Que la Jalsa Salana es una cita tan multitudinaria como diversa resulta evidente a simple vista. Los hombres enfundados en shalwar kamiz (ese conjunto de camisa y pantalón holgado hegemónico en el subcontinente) son legión, pero el mosaico humano es aún más colorido. Attaullah es uno de los ghaneses que ha acudido a la cita. Si bien sus padres sufrieron persecución por su fe, este maestro de escuela subraya que su comunidad goza hoy de respeto e incluso de prestigio en Ghana. A su lado, Samsa asiente. Se convirtió del catolicismo en el 79 por razones «demasiado complejas para ser explicadas convenientemente» durante un encuentro casual como este. «Vengo de un lugar en el que aún se adora a ídolos», resume.

Son muchos los ghaneses que mueren cada año intentando cruzar el Mediterráneo rumbo a Europa pero, según los fieles subsaharianos, las delegaciones ahmadíes llevan viniendo desde hace años y siempre vuelven todos a casa. «Nunca hay problema con los visados. El Alto Comisionado Británico nos conoce y sabe que llevamos un control riguroso de los miembros de nuestra comunidad», dice Yakoub. Un solo incidente, añade, traería problemas de cara a citas futuras.

A pocos metros, una pantalla de plasma en el corazón del recinto retransmite en directo una entrevista desde los estudios del canal internacional de televisión ahmadí con tres conversos, entre ellos un irlandés pelirrojo. Tras aceptar la fe musulmana, hoy responde al nombre de Ibrahim Noonan.

«Era católico de una pequeña localidad irlandesa y un día entendí que el credo obedecía a cuestiones puramente geográficas: si hubiera nacido en la India sería hinduista; musulmán en Oriente Medio, cristiano en Europa... Buscando respuestas di con el canal de televisión ahmadí, y ahí es donde empecé a encontrarlas», argumenta el irlandés.

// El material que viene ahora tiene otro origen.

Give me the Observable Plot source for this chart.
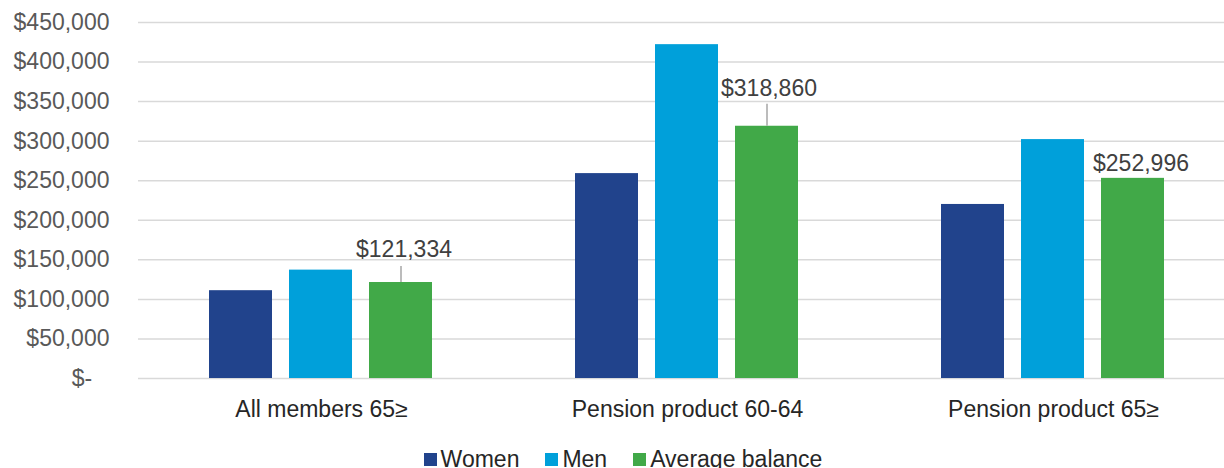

La «ceremonia de iniciación» es el evento central de la Jalsa y el que cierra la reunión el domingo por la tarde. La carpa principal está a rebosar de fieles que esperan a que el califa recite el Baiat («pacto» en árabe). Un grupo de cuatro privilegiados tiene derecho a tocarle la mano mientras lo hace, y otros la espalda de estos. En cuestión de segundos, se forma una cadena compacta de miles. Es un momento de gran emoción, una catarsis colectiva que arranca las lágrimas de muchos y que, como todo aquí, llega a millones de fieles por televisión.

«Juro que no hay más dios que Alá y que Mahoma es su profeta», recita el califa y repite la masa, suscribiendo el testimonio de fe que comparten con el resto de la comunidad musulmana mundial. «También creo que Mirza Ghulam Ahmad es el mismo Imam Mahdi y el Mesías Prometido», continúan. Es justo ahí donde se abre la falla.